— START RECORDS SHOWN —

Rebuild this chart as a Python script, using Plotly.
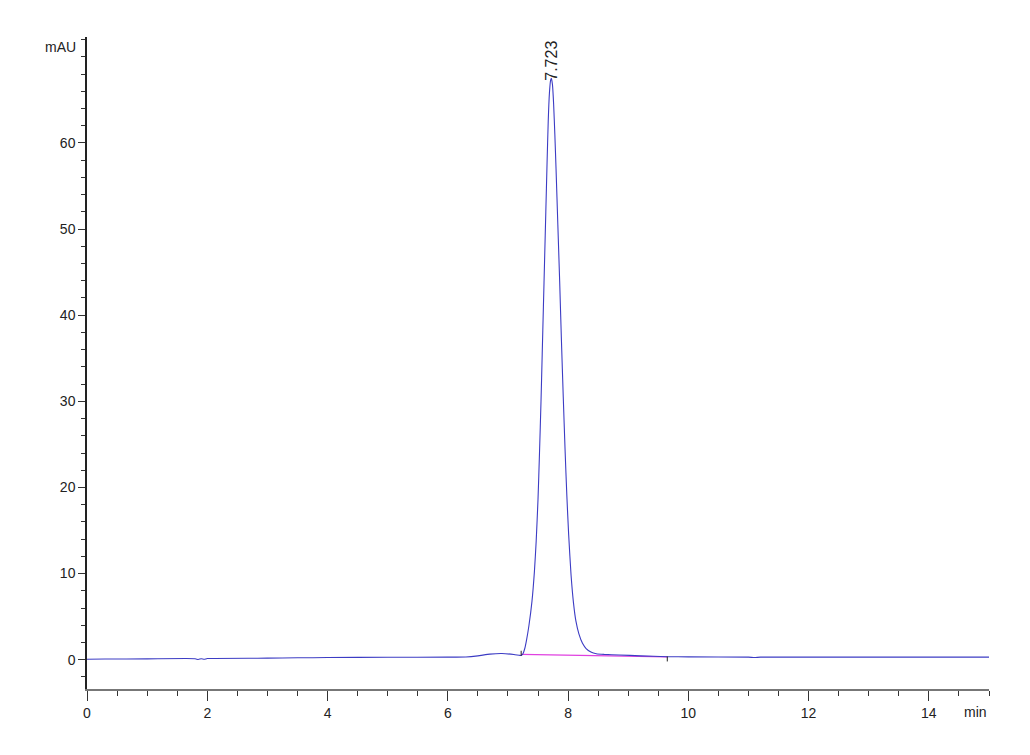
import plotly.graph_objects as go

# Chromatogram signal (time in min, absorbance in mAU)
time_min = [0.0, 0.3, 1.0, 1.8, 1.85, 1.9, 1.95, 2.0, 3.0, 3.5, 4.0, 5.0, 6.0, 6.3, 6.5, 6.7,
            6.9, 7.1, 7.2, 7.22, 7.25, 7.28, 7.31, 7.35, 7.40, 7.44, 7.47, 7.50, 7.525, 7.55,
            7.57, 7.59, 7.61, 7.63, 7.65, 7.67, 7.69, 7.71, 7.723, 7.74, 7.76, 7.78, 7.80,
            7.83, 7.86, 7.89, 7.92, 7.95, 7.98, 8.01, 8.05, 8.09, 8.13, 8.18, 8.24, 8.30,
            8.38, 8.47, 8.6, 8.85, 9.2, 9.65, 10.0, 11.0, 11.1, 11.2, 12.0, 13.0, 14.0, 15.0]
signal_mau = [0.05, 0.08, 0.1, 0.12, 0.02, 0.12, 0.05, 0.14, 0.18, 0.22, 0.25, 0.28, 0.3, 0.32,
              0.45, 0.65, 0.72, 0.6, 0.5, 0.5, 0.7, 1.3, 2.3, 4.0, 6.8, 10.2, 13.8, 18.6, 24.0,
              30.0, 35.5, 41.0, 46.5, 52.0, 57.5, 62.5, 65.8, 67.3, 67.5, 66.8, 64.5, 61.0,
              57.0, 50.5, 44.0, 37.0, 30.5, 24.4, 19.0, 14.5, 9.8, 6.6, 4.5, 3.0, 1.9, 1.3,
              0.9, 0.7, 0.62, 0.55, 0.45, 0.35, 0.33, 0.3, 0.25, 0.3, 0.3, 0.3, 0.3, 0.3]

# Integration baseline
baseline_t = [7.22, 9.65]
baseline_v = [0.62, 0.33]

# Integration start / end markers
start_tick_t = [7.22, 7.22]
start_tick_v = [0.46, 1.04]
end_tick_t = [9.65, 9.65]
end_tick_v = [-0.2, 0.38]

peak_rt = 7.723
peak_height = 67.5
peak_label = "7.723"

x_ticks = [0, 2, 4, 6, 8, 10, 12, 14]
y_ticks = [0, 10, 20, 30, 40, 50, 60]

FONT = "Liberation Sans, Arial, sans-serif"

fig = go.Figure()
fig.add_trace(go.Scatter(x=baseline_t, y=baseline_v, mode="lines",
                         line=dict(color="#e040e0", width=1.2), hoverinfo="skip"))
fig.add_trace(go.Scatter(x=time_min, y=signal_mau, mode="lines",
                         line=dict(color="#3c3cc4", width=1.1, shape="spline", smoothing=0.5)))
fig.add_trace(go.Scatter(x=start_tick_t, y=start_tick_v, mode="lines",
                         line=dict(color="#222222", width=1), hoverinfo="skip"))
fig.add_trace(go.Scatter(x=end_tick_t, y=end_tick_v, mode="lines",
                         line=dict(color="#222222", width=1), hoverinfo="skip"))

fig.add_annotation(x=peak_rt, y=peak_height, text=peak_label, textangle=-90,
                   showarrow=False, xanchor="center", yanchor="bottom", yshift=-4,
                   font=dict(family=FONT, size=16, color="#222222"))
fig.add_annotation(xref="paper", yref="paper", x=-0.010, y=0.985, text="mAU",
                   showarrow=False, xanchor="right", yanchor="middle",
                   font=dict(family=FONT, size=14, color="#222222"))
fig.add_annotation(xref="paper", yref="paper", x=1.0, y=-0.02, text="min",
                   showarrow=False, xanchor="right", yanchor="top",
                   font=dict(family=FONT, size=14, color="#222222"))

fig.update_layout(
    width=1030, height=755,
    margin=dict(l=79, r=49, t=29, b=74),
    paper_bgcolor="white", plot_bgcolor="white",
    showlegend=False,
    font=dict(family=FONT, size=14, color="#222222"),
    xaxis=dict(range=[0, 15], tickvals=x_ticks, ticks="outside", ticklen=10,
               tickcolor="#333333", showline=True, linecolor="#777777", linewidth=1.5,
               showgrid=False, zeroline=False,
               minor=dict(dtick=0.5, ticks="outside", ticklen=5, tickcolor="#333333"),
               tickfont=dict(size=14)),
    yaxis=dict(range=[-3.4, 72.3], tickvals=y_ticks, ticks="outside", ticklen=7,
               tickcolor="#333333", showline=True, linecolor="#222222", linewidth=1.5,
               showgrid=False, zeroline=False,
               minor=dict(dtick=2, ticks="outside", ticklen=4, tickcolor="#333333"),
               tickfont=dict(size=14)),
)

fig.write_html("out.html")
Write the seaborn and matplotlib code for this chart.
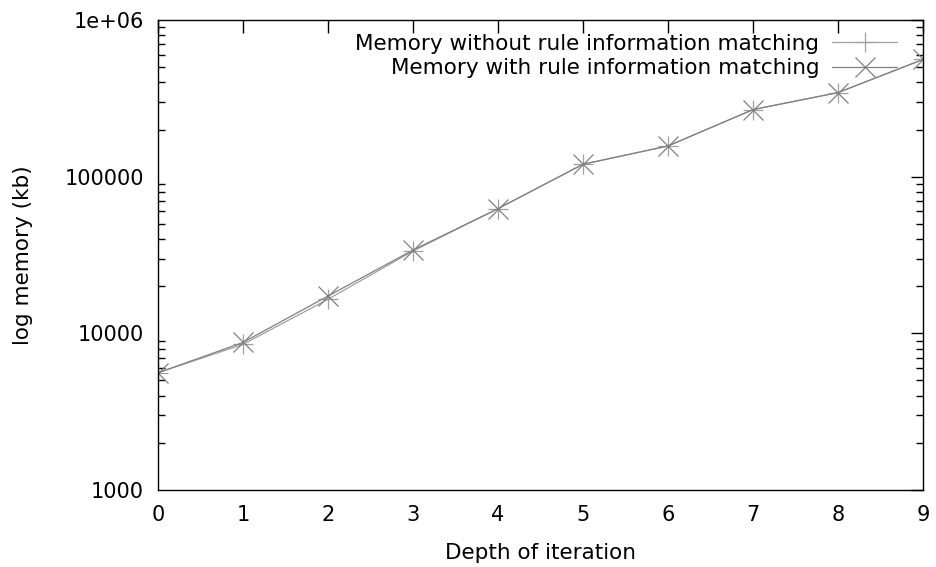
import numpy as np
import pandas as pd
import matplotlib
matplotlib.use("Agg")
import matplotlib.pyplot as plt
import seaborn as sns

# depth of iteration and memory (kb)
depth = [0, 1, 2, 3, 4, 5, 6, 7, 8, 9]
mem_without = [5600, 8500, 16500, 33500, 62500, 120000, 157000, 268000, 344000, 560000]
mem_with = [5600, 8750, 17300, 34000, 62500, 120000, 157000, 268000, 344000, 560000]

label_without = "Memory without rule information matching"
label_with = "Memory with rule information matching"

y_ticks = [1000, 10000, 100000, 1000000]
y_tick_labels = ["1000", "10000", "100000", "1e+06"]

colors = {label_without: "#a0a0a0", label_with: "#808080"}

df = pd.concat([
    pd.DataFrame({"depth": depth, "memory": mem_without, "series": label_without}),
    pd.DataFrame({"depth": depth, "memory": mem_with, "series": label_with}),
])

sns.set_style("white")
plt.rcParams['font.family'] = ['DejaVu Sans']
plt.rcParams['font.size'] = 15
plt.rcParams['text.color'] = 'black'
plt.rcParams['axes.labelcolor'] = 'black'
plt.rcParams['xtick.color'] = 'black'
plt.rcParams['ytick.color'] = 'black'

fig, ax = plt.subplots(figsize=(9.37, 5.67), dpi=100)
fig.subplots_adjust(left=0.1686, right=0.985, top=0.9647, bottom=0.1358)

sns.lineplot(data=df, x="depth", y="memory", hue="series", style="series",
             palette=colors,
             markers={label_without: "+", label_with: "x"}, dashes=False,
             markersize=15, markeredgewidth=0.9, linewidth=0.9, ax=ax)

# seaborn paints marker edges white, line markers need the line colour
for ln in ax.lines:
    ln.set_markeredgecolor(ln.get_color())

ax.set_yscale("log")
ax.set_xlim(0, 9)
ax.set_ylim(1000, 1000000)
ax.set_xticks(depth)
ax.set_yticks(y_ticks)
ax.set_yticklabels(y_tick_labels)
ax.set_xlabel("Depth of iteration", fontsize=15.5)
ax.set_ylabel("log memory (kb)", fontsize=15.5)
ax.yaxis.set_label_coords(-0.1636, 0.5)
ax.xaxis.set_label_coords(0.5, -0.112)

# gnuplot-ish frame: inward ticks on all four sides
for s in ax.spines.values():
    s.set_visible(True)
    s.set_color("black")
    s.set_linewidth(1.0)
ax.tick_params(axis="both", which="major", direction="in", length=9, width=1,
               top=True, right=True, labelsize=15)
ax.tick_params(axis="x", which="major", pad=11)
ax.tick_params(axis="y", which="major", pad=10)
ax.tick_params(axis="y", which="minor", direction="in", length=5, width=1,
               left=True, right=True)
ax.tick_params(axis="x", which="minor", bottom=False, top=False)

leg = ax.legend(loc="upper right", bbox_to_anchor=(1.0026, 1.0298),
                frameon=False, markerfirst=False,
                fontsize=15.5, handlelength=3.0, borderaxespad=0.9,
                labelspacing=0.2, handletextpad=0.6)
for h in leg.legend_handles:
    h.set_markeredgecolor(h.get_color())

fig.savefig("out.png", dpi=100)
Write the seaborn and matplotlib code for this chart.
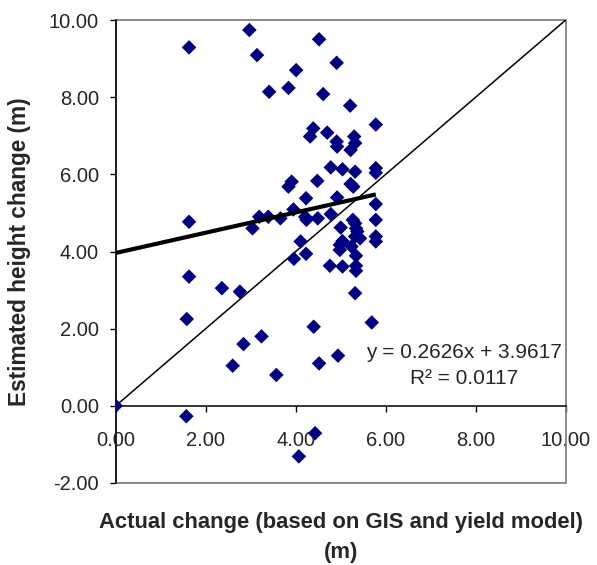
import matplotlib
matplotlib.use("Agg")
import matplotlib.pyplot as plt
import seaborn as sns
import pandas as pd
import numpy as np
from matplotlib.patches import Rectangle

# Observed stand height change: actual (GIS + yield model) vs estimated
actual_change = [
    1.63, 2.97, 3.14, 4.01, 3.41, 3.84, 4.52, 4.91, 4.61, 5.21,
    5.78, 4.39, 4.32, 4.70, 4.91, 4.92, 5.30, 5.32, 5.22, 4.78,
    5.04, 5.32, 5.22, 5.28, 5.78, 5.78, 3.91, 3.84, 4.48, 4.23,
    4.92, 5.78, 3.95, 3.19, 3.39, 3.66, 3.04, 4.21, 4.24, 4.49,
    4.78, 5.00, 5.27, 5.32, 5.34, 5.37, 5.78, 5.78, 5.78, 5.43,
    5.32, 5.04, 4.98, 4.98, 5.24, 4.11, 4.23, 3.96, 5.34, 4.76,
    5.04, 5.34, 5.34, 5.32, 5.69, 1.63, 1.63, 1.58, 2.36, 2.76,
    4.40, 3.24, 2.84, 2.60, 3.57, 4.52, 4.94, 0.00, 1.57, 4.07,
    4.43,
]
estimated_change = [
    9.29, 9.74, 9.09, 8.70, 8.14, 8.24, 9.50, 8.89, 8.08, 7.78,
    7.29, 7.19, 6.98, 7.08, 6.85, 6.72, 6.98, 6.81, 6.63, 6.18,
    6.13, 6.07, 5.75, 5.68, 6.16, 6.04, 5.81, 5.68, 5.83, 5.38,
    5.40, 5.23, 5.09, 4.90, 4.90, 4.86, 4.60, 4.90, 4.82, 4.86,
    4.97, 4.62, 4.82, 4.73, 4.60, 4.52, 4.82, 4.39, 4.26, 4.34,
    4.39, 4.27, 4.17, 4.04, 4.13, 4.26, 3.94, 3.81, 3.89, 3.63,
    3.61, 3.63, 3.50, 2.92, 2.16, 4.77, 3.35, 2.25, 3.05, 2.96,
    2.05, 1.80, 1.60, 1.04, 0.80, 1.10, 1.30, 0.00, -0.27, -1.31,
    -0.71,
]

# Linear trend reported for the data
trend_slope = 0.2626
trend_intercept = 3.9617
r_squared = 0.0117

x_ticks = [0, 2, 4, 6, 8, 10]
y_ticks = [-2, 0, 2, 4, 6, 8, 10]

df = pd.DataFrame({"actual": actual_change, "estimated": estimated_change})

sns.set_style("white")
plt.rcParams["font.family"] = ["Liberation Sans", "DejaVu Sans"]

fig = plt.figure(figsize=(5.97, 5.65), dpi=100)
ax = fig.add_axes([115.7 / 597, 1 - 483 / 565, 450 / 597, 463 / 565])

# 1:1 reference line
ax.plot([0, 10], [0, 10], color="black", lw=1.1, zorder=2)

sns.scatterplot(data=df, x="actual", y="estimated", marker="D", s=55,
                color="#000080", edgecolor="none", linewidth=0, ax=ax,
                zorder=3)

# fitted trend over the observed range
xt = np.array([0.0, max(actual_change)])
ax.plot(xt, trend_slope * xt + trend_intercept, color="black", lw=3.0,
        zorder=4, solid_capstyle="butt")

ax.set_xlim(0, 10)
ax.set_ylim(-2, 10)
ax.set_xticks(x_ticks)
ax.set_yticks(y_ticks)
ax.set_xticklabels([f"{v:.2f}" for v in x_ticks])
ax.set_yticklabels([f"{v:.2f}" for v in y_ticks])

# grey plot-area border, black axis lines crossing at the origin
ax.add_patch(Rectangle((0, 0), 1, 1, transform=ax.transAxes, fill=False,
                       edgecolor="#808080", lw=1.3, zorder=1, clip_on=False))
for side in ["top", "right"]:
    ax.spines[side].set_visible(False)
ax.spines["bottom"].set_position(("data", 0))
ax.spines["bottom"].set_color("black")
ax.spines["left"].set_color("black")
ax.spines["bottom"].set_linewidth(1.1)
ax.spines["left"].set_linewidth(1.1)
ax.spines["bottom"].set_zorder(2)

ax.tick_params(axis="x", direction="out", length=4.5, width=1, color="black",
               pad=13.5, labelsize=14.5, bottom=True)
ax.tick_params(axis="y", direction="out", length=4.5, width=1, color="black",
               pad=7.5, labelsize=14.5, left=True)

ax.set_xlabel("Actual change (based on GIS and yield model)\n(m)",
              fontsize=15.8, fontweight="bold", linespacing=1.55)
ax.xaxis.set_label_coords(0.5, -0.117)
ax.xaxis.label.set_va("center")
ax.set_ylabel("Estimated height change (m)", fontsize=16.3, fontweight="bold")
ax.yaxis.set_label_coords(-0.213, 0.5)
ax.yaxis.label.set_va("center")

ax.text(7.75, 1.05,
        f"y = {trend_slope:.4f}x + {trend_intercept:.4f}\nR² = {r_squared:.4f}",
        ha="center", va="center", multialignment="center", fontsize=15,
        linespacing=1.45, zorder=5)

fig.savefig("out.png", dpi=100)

— END RECORDS SHOWN —

Go through the entries and return each line where the word "chart" appears.

EXERCISE RESULT ::
Rebuild this chart as a Python script, using Plotly.
Write the seaborn and matplotlib code for this chart.
Write the seaborn and matplotlib code for this chart.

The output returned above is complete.